The Coast News Group
An original “Endless Summer” poster given to the columnist by ES co-star Robert August, and signed by August, Mike Hynson, John Van Hammersveld and Bruce Brown, who died Dec. 10 at the age of 80. Photo by Chris Ahrens
ColumnsWaterspot

Waterspot: The night Bruce Brown slept on our floor

Many of us who began surfing in the ‘60s can thank (or in some cases blame) Bruce Brown for how their lives played out. At the time we all went to see a surf movie about once a year. They never played at a movie theater, but in big auditoriums. We always went to the Santa Monica Civic.

Brown had always hypnotized us but “Endless Summer” was next level. He was like a launch pad, and while it would take a few years for me, I was eventually off in search of surf. For me that would mean Hawaii, Mexico, Australia and New Zealand. Others went still further, into a world that had yet to be discovered for its surf potential. Few of us had ever heard of waves in Bali, Costa Rica, Europe or even Kauai. Again, you can thank or blame Bruce Brown.

By the early 1990s I had spoken to Bruce Brown a few times. He had already been retired from the surf scene for some time, and I was just getting started. One of my ventures was to do a longboard surf film, since in 1990 there hadn’t been a new one in more than 20 years. Steve Cleveland, Greg Weaver, Joel Tudor, Wingnut and I put together a fun little video titled “On Safari to Stay.” We were nearly done with the film, but still needed a shot of a surfer driving a van along an empty beach. There was just such a shot in an old Bruce Brown film.

Somewhere I had read that Bruce was tired of having someone walk up to him with beer breath and tell him how the “Endless Summer” had changed his life. (Thankfully, I read that before I called him, so I didn’t tell him that.)

I don’t recall who had his phone number, but I called him one day, told him who I was and what I was doing and asked if I could use a minute from his film. His reply was something like, “OK, but only a minute.” There was no paperwork or anything, and that was it.

Little did I know that you didn’t just call up a famous film director, ask for a piece of his film (something akin to asking for a piece of his heart) with any hope that he would say yes. Imagine calling George Lucas (Bruce at that was more important to us) and asking if you could use a minute of “Star Wars” for a project you were doing. Bruce wasn’t polite about it, but he was very nice. He was just matter of fact about the whole thing before he said goodbye and hung up.

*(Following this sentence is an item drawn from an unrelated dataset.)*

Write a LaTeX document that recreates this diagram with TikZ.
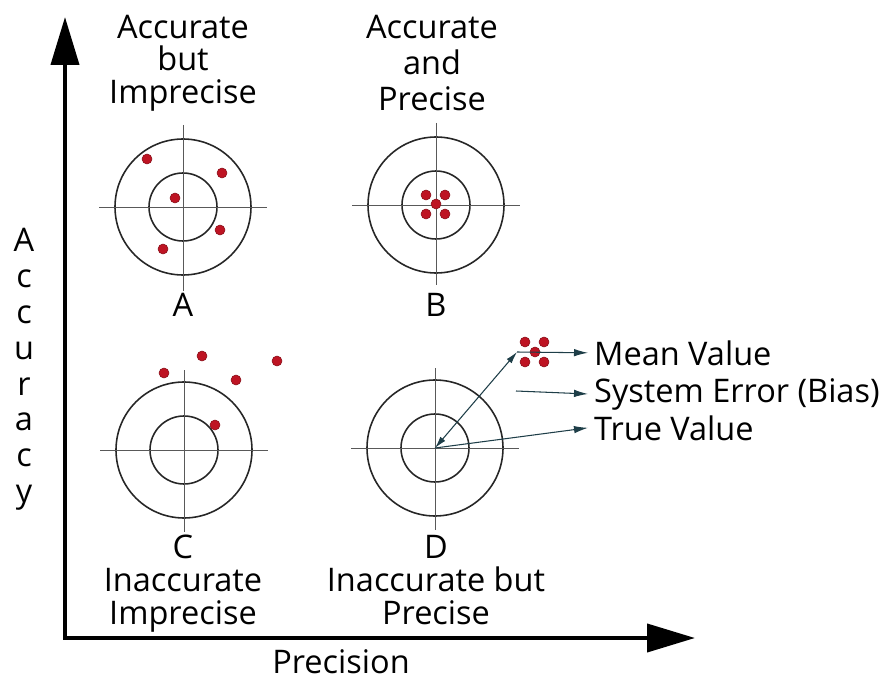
\documentclass[tikz,border=0pt]{standalone}
\usepackage{fontspec}
\setmainfont{Open Sans}
\usetikzlibrary{arrows.meta}
\definecolor{hitred}{RGB}{190,20,35}
\definecolor{pointcol}{RGB}{30,62,72}
\tikzset{
  axisline/.style={line width=0.08cm, line join=miter},
  ring/.style={draw=black!85, line width=0.9pt},
  cross/.style={draw=black!65, line width=0.5pt},
  hit/.style={fill=hitred, draw=hitred!70!black, line width=0.3pt},
  bigtext/.style={font=\fontsize{18.5}{21}\selectfont, inner sep=0pt, align=center},
  legend/.style={font=\fontsize{18.5}{21}\selectfont},
  pointer/.style={draw=pointcol, line width=0.6pt, -{Latex[length=2.8mm,width=1.5mm]}},
  twopointer/.style={draw=pointcol, line width=0.6pt, {Latex[length=2.4mm,width=1.3mm]}-{Latex[length=2.4mm,width=1.3mm]}}
}
\begin{document}
\begin{tikzpicture}[x=0.02cm, y=-0.02cm]
\useasboundingbox (0,0) rectangle (883,679);

% axes
\draw[axisline, {Triangle[length=0.96cm,width=0.56cm]}-{Triangle[length=0.96cm,width=0.56cm]}] (65,17) -- (65,638) -- (695,638);
\node[bigtext, font=\fontsize{18.5}{20.4}\selectfont, anchor=north] (accuracy) at (24,228) {A\\c\\c\\u\\r\\a\\c\\y};
\node[bigtext, anchor=base] (precision) at (341,673) {Precision};

% target centres
\coordinate (tA) at (183,207);
\coordinate (tB) at (436,205);
\coordinate (tC) at (184,450);
\coordinate (tD) at (435,448);

% targets
\draw[ring] (tA) circle[radius=68] (tA) circle[radius=34];
\draw[cross] (tA) ++(-84,0) -- ++(168,0) (tA) ++(0,-82) -- ++(0,166);
\draw[ring] (tB) circle[radius=68] (tB) circle[radius=34];
\draw[cross] (tB) ++(-84,0) -- ++(168,0) (tB) ++(0,-82) -- ++(0,162);
\draw[ring] (tC) circle[radius=68] (tC) circle[radius=34];
\draw[cross] (tC) ++(-84,0) -- ++(168,0) (tC) ++(0,-80) -- ++(0,162);
\draw[ring] (tD) circle[radius=68] (tD) circle[radius=34];
\draw[cross] (tD) ++(-84,0) -- ++(168,0) (tD) ++(0,-80) -- ++(0,162);

% hits
\path[hit] (147,159) circle[radius=5] (222,173) circle[radius=5] (175,198) circle[radius=5]
  (220,230) circle[radius=5] (163,249) circle[radius=5];
\path[hit] (426,195) circle[radius=5] (445,195) circle[radius=5] (436,204) circle[radius=5]
  (426,214) circle[radius=5] (445,214) circle[radius=5];
\path[hit] (164,373) circle[radius=5] (202,356) circle[radius=5] (236,380) circle[radius=5]
  (277,361) circle[radius=5] (215,425) circle[radius=5];
\path[hit] (525,342) circle[radius=5] (544,342) circle[radius=5] (535,352) circle[radius=5]
  (525,362) circle[radius=5] (544,362) circle[radius=5];

% labels
\node[bigtext, font=\fontsize{18.5}{18.4}\selectfont, anchor=north] (topA) at (183,15) {Accurate\\but\\Imprecise};
\node[bigtext, font=\fontsize{18.5}{20.4}\selectfont, anchor=north] (topB) at (432,15) {Accurate\\and\\Precise};
\node[bigtext, anchor=north] (lblA) at (183,293) {A};
\node[bigtext, anchor=north] (lblB) at (436,293) {B};
\node[bigtext, font=\fontsize{18.5}{18.8}\selectfont, anchor=north] (lblC) at (183,535) {C\\Inaccurate\\Imprecise};
\node[bigtext, font=\fontsize{18.5}{18.8}\selectfont, anchor=north] (lblD) at (436,535) {D\\Inaccurate but\\Precise};

% legend
\coordinate (mean) at (517,352);
\coordinate (bias) at (516,391);
\node[legend, anchor=base west] (meanlbl) at (588,365) {Mean Value};
\node[legend, anchor=base west] (biaslbl) at (588,402) {System Error (Bias)};
\node[legend, anchor=base west] (truelbl) at (588,440) {True Value};

\draw[pointer] (mean) -- (meanlbl.west);
\draw[pointer] (bias) -- (biaslbl.west);
\draw[pointer] (tD) -- (truelbl.west);
\draw[twopointer] (tD) -- (mean);
\end{tikzpicture}
\end{document}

A few years later Bruce Brown was dragged out of retirement to make the less than spectacular “Endless Summer II.” He and his son, Dana, and Wingnut were on their way somewhere when I got a late night call from the “Nut” that they needed a place to stay for the night. “Sure, come on by,” I said casually, trying to hide my excitement that Bruce Brown was coming to my house. My house! I must have been more excited than I remember because I forgot to pick my wife up at the airport that night. Being a nonsurfer she simply wondered why I had failed to show, and who is that guy again, hanging out on the porch, smoking?

Nothing I said could convince her that this was a teen obsession.

“No, he’s not more important than you, babe. No, I don’t want to join him on the floor. OK, I’ll never do it again.”

We made up, and I rolled over in bed, smiling in the knowledge that the guy who had done more to direct my young path than anyone, was softly snoring on the front room floor.